Narcissist's Revenge - Signs YOU Are In Danger!!!
- Narc Survivor

- 22 minutes ago
- 3 min read

Narcissists are always scanning their environment for threats. They read into people’s body language, tone of voice, and facial expressions to stay two steps ahead. This hyper-vigilance stems from their deep fear of rejection, abandonment, and exposure.

You may have disapproved of something a narcissist said or did, even without voicing it. Yet, they are often fully aware of your feelings. If you confronted them, they might not openly express their anger or upset. Instead, they bottle it up, repressing and concealing their emotions. This is because narcissists often lack the courage to address issues directly. However, this doesn’t mean they forgive or forget.

Narcissists are deeply insecure and easily offended. Even minor disagreements or perceived slights can cause a "narcissistic injury," triggering their need for revenge. They focus on trivial matters, turning molehills into mountains. Their vengeful behaviour is often disproportionate to the situation, as they seek to harm or destroy those they believe have wronged them.

What makes this even more confusing is that narcissists may never confront you about their grievances. Instead, they act covertly, leaving you unaware of what you’ve done to upset them. This can make it difficult to trace their actions back to the source of the conflict.
Narcissists employ a variety of tactics to punish and control their targets. Here are some common signs to watch for:
1. Emotional Manipulation
- Narcissists may repress their feelings but will not let go of their anger. They often seek satisfaction by watching you suffer, and no amount of pain on your part will ever be enough to fill their void.
2. Isolation and Humiliation
- They may publicly humiliate you, insult you, or try to isolate you from friends and family. Narcissists often turn others against you to leave you without support.
3. Financial Control
- Narcissists dislike your independence and freedom. They may target you financially, attempting to control your decisions and limit your ability to act without their influence.
4. Triangulation
- Narcissists often involve others in their schemes, using triangulation to make you feel insecure or to turn people against you. This tactic allows them to avoid direct confrontation while maintaining control.
5. Silent Treatment
- They may refuse to talk to you or completely ignore you as a way to express disapproval. This passive-aggressive behaviour is designed to make you feel unworthy and insignificant.
6. Smear Campaigns
- Narcissists may spread lies and rumours about you to ruin your reputation. These campaigns are often well-organized and calculated, aiming to destroy your relationships, career, and overall well-being.

Narcissists view others as extensions of themselves. They cannot tolerate your individuality or success because it threatens their fragile self-image. If you are confident, happy, or successful, they may feel inadequate in comparison. This insecurity drives their need to diminish you, overburden you, or make you feel as miserable as they do.

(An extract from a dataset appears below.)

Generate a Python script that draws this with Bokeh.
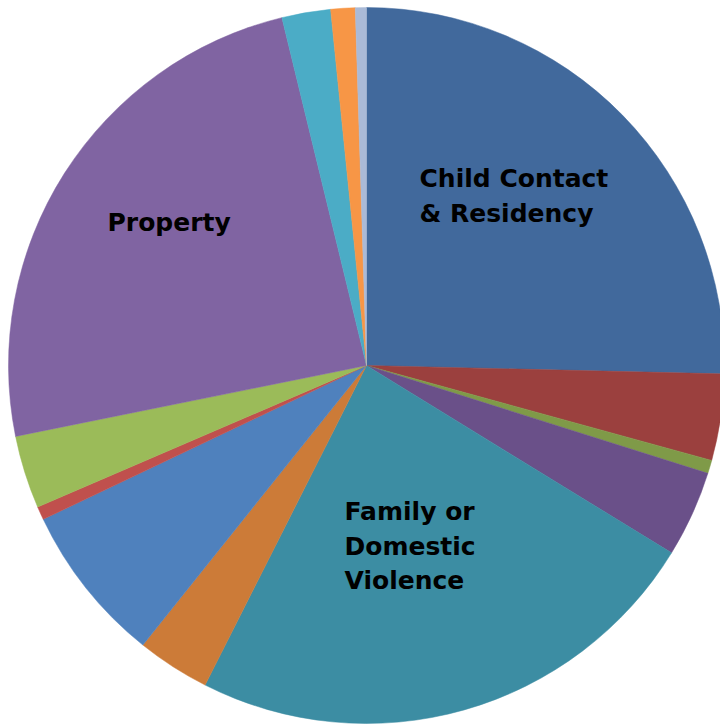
import numpy as np
from bokeh.plotting import figure
from bokeh.models import Range1d, ColumnDataSource
from bokeh.core.properties import value
from bokeh.embed import file_html
from bokeh.resources import INLINE

categories = ["Child Contact & Residency", "Cat 2", "Cat 3", "Cat 4",
              "Family or Domestic Violence", "Cat 6", "Cat 7", "Cat 8",
              "Cat 9", "Property", "Cat 11", "Cat 12", "Cat 13"]
shares = [25.4, 3.9, 0.6, 3.9, 23.7, 3.3, 7.2, 0.6, 3.3, 24.4, 2.2, 1.1, 0.5]
colors = ["#41699C", "#9B403E", "#7F9A48", "#6A5089", "#3C8DA3", "#CC7B38",
          "#4F81BD", "#C0504D", "#9BBB59", "#8064A2", "#4BACC6", "#F79646",
          "#AABAD7"]

label_lines = [["Child Contact", "& Residency"], ["Family or", "Domestic", "Violence"], ["Property"]]
label_x = [419, 344, 107]
label_top_baseline = [178, 511, 222]
line_gap = 34.5

W, H = 720, 724
p = figure(width=W, height=H, output_backend="svg", toolbar_location=None,
           x_range=Range1d(0, W), y_range=Range1d(0, H), min_border=0,
           outline_line_color=None)
p.axis.visible = False
p.grid.visible = False

cx, cy = 366, H - 365
r = 358
vals = np.array(shares, dtype=float)
frac = vals / vals.sum()
cum = np.concatenate([[0], np.cumsum(frac)])
start = np.pi / 2 - 2 * np.pi * cum[:-1]
end = np.pi / 2 - 2 * np.pi * cum[1:]
src = ColumnDataSource(dict(start=start, end=end, color=colors, cat=categories))
p.wedge(x=cx, y=cy, radius=r, radius_units="screen", start_angle="start", end_angle="end",
        direction="clock", fill_color="color", line_color="color", line_width=0.5, source=src)

xs, ys, ts = [], [], []
for lines, x0, b0 in zip(label_lines, label_x, label_top_baseline):
    for i, t in enumerate(lines):
        xs.append(x0)
        ys.append(H - (b0 + i * line_gap))
        ts.append(t)
p.text(x=xs, y=ys, text=ts, text_font=value("DejaVu Sans"), text_font_style="bold",
       text_font_size="25px", text_color="black", text_baseline="alphabetic", text_align="left")

open("out.html", "w").write(file_html(p, INLINE))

Your mere existence can feel like an offense to a narcissist. They may see your happiness, intelligence, or independence as a personal attack, leading them to punish you in extreme ways. Their ultimate goal is to control you and ensure you conform to their expectations.
If you suspect you are a target of a narcissist’s revenge, here are some steps you can take to protect yourself:
1. Set Boundaries: Clearly define what behaviour you will and will not tolerate. Stick to these boundaries firmly.
2. Limit Contact: If possible, reduce or eliminate contact with the narcissist to minimize their influence over your life.
3. Seek Support: Surround yourself with trusted friends, family, or a support group who can provide emotional and practical help.
4. Document Everything: Keep records of any abusive behaviour, as this may be useful if you need to take legal or professional action.
5. Focus on Self-Care: Prioritize your mental and emotional well-being. Engage in activities that bring you joy and help you heal.

Dealing with a narcissist’s revenge can be overwhelming and emotionally draining. However, understanding their tactics and motivations can help you regain control and protect yourself. Remember, their behaviour is a reflection of their insecurities, not your worth. By setting boundaries and seeking support, you can navigate these challenges and move forward with strength and resilience.